Karena itulah, maka sangat merugi jika orang tua diberi kesempatan dan peluang untuk memiliki anak, tetapi peluang ibadah itu tidak dimanfaatkan. Jika merasa khawatir akan menyengsarakan kehidupan anak, maka kewajiban orang tua adalah mengasuh dan mendidik semaksimal mungkin. Selebihnya, serahkan hasilnya kepada Allah SWT.
Ada lagi yang bertanya, bahwa daya tampung wilayah Indonesia ini sudah semakin sempit, lingkungan rusak, polusi semakin meningkat. Maka, jika para orang tua memiliki anak, semakin meningkat pula kerusakan lingkungan kita. Penduduk semakin berdesakan karena jumlah penduduk yang semakin meningkat.
Menjawab hal itu, saya sampaikan, bahwa saya sudah berkunjung ke banyak daerah di Indonesia. InsyaAllah wilayah Indonesia dengan belasan ribu pulau ini sangat mencukupi untuk menampung penduduk sampai 500 juta sekali pun. Bukan hanya wilayahnya yang amat sangat luas, Indonesia juga memiliki sumber daya alam yang masih melimpah.
Tidak perlu khawatir tentang hal ini. Hanya saja, yang perlu dievaluasi adalah kurikulum pendidikan yang mencerabut para pelajar dan mahasiswa dari lingkungan budaya asalnya. Pendidikan "terlalu" berat kepada aspek industri. Akibatnya, anak-anak berbondong- bondong melakukan urbanisasi ke kota-kota besar.
Cara pandang seperti itulah yang perlu dijelaskan dengan sangat hati-hati. Jangan sampai dianggap bahwa ajaran Islam hanya mau memperbanyak anak saja. Saya berkali-kali menyampaikan kepada para hadirin, bahwa Islam itu memiliki ajaran yang adil dalam menempatkan posisi anak dalam kehidupan keluarga dan juga masyarakat.
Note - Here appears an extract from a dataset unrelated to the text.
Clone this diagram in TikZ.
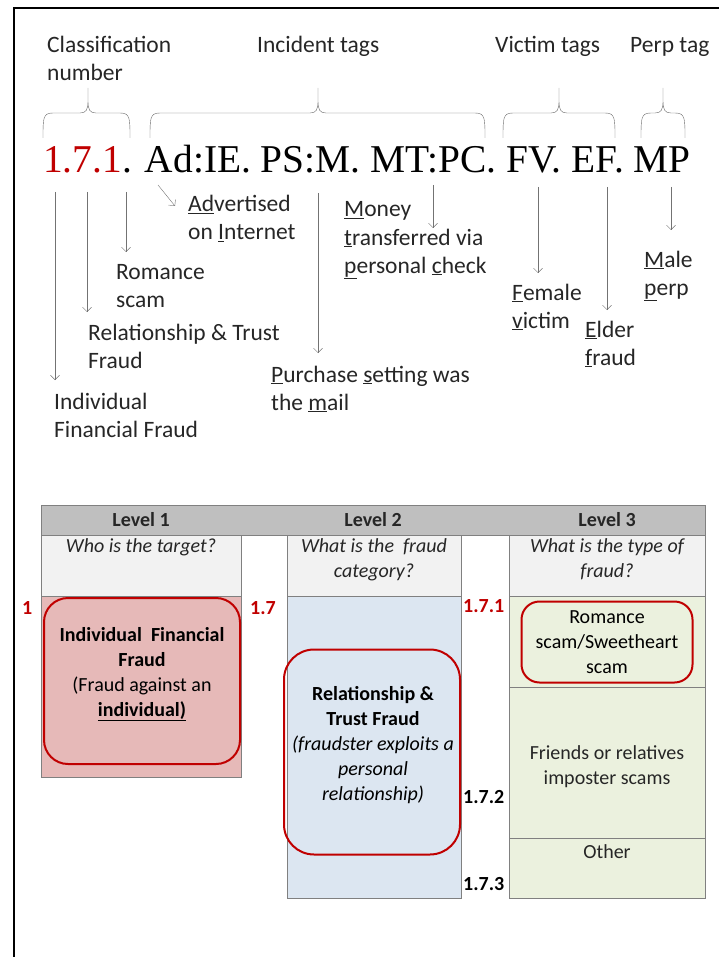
\documentclass[tikz,border=0pt]{standalone}
\usepackage{fontspec}
\setmainfont{Carlito}
\newfontfamily\codefont{Liberation Serif}
\usetikzlibrary{positioning,arrows.meta}
\definecolor{fraudred}{RGB}{192,0,0}
\definecolor{headgray}{RGB}{191,191,191}
\definecolor{askgray}{RGB}{242,242,242}
\definecolor{pinkcell}{RGB}{230,185,184}
\definecolor{bluecell}{RGB}{220,230,241}
\definecolor{greencell}{RGB}{235,241,222}
\definecolor{textgray}{RGB}{38,38,38}
\newcommand{\keyl}[1]{\underline{#1}}
\newcommand{\tagbrace}[3]{%
  \draw[tag-brace] (#1,138) .. controls (#1,118) and (#1,113) .. ({#1+10},113)
    -- ({#2-8},113) .. controls ({#2-2},113) and (#2,110) .. (#2,101) -- (#2,88)
    (#2,101) .. controls (#2,110) and ({#2+2},113) .. ({#2+8},113)
    -- ({#3-10},113) .. controls (#3,113) and (#3,118) .. (#3,138);}
\tikzset{
    tag-label/.style = {anchor=base west, align=left, inner sep=0pt, text=textgray, font=\fontsize{23.5}{28}\selectfont},
    code-label/.style = {anchor=base west, inner sep=0pt, font=\codefont\fontsize{39.4}{39}\selectfont},
    tag-brace/.style = {draw=black!60, thin},
    tag-arrow/.style = {draw=black!55, thin, -{Straight Barb[length=4.5pt,width=9pt]}},
    cell/.style = {draw=black!50, thin},
    cell-text/.style = {align=center, inner sep=0pt, text=textgray, font=\fontsize{20}{25}\selectfont},
    fraud-box/.style = {draw=fraudred, line width=2pt, rounded corners=24pt, align=center, inner sep=0pt, text=black, font=\fontsize{20}{25}\selectfont},
    level-no/.style = {anchor=west, inner sep=0pt, font=\bfseries\fontsize{20}{20}\selectfont},
}
\begin{document}
\begin{tikzpicture}[x=1pt, y=-1pt]
\useasboundingbox (0,0) rectangle (719,957);
% frame
\draw[line width=2.5pt] (14,957) -- (14,8) -- (719,8);

% tag groups
\node[tag-label] (cls) at (47,81) {Classification\\number};
\node[tag-label] (inc) at (257,53) {Incident tags};
\node[tag-label] (vic) at (495,53) {Victim tags};
\node[tag-label] (ptag) at (630,53) {Perp tag};
\tagbrace{43}{88}{130}
\tagbrace{150}{318}{485}
\tagbrace{503}{559}{615}
\tagbrace{641}{663}{685}

% the code
\node[code-label] (code) at (43,173) {\textcolor{fraudred}{1.7.1}. Ad:IE. PS:M. MT:PC. FV. EF. MP};

% meanings (base = last line)
\node[tag-label] (ifraud) at (54,437) {Individual\\Financial Fraud};
\node[tag-label] (rtfraud) at (88,368) {Relationship \& Trust\\Fraud};
\node[tag-label] (romance) at (116,307) {Romance\\scam};
\node[tag-label] (advert) at (188,240) {\keyl{Ad}vertised\\on \keyl{I}nternet};
\node[tag-label] (purchase) at (271,410) {\keyl{P}urchase \keyl{s}etting was\\the \keyl{m}ail};
\node[tag-label] (money) at (344,273) {\keyl{M}oney\\\keyl{t}ransferred via\\\keyl{p}ersonal \keyl{c}heck};
\node[tag-label] (female) at (512,328) {\keyl{F}emale\\\keyl{v}ictim};
\node[tag-label] (elder) at (585,365) {\keyl{E}lder\\\keyl{f}raud};
\node[tag-label] (male) at (644,295) {\keyl{M}ale\\\keyl{p}erp};

\coordinate (c-one) at (55,192);
\coordinate (c-seven) at (87,192);
\coordinate (c-onetwo) at (126,192);
\coordinate (c-ad) at (158,185);
\coordinate (c-ps) at (318,193);
\coordinate (c-mt) at (433,185);
\coordinate (c-fv) at (538,187);
\coordinate (c-ef) at (607,187);
\coordinate (c-mp) at (671,187);
\draw[tag-arrow] (c-one) -- (55,380);
\draw[tag-arrow] (c-seven) -- (87,312);
\draw[tag-arrow] (c-onetwo) -- (126,252);
\draw[tag-arrow] (c-ad) -- (175,206);
\draw[tag-arrow] (c-ps) -- (318,353);
\draw[tag-arrow] (c-mt) -- (433,228);
\draw[tag-arrow] (c-fv) -- (538,273);
\draw[tag-arrow] (c-ef) -- (607,310);
\draw[tag-arrow] (c-mp) -- (671,230);

% table
\draw[cell, fill=headgray] (41,505) rectangle (705,535);
\draw[cell, fill=askgray] (41,535) rectangle (241,596);
\draw[cell, fill=askgray] (287,535) rectangle (461,596);
\draw[cell, fill=askgray] (509,535) rectangle (705,596);
\draw[cell, fill=pinkcell] (41,596) rectangle (241,777);
\draw[cell, fill=bluecell] (287,596) rectangle (461,898);
\draw[cell, fill=greencell] (509,596) rectangle (705,687);
\draw[cell, fill=greencell] (509,687) rectangle (705,838);
\draw[cell, fill=greencell] (509,838) rectangle (705,898);

\node[cell-text, font=\bfseries\fontsize{20}{25}\selectfont] (lv1) at (141,520) {Level 1};
\node[cell-text, font=\bfseries\fontsize{20}{25}\selectfont] (lv2) at (373,520) {Level 2};
\node[cell-text, font=\bfseries\fontsize{20}{25}\selectfont] (lv3) at (607,520) {Level 3};
\node[cell-text, anchor=north, font=\itshape\fontsize{20}{25}\selectfont] (ask1) at (141,538) {Who is the target?};
\node[cell-text, anchor=north, font=\itshape\fontsize{20}{25}\selectfont] (ask2) at (374,538) {What is the\ \ fraud\\category?};
\node[cell-text, anchor=north, font=\itshape\fontsize{20}{25}\selectfont] (ask3) at (607,538) {What is the type of\\fraud?};

\node[fraud-box, minimum width=196pt, minimum height=166pt] (ifbox) at (142,681) {};
\node[cell-text, text=black] (iftext) at (142,674) {\textbf{Individual\ \ Financial}\\\textbf{Fraud}\\(Fraud against an\\\textbf{\underline{individual)}}};
\node[fraud-box, minimum width=176pt, minimum height=205pt, rounded corners=30pt] (rtbox) at (372,752) {};
\node[cell-text, text=black] (rttext) at (373,745) {\textbf{Relationship \&}\\\textbf{Trust Fraud}\\\textit{(fraudster exploits a}\\\textit{personal}\\\textit{relationship)}};
\node[fraud-box, minimum width=171pt, minimum height=81pt, rounded corners=18pt] (rsbox) at (607,642) {Romance\\scam/Sweetheart\\scam};
\node[cell-text] (friends) at (607,767) {Friends or relatives\\imposter scams};
\node[cell-text, anchor=base] (other) at (607,858) {Other};

\node[level-no, text=fraudred] (n1) at (22,608) {1};
\node[level-no, text=fraudred] (n17) at (250,608) {1.7};
\node[level-no, text=fraudred] (n171) at (463,606) {1.7.1};
\node[level-no] (n172) at (463,797) {1.7.2};
\node[level-no] (n173) at (463,884) {1.7.3};
\end{tikzpicture}
\end{document}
Disamping Rasulullah saw mendorong kita untuk memiliki anak banyak, tetapi patut diingat, ada ayat-ayat al-Quran dan hadits Nabi yang menekankan pentingnya pendidikan anak. Di sinilah para orang tua diwajibkan mencari ilmu untuk bisa mendidik anak-anaknya dengan baik. Sebab, anak manusia yang mendapatkan pendidikan yang salah, bisa berakibat buruk terhadap diri, keluarga, dan masyarakat. Manusia yang salah didik – sehingga tidak beriman dan tidak berakhlak mulia – akan lebih berbahaya dibanding anak sapi atau anak babi.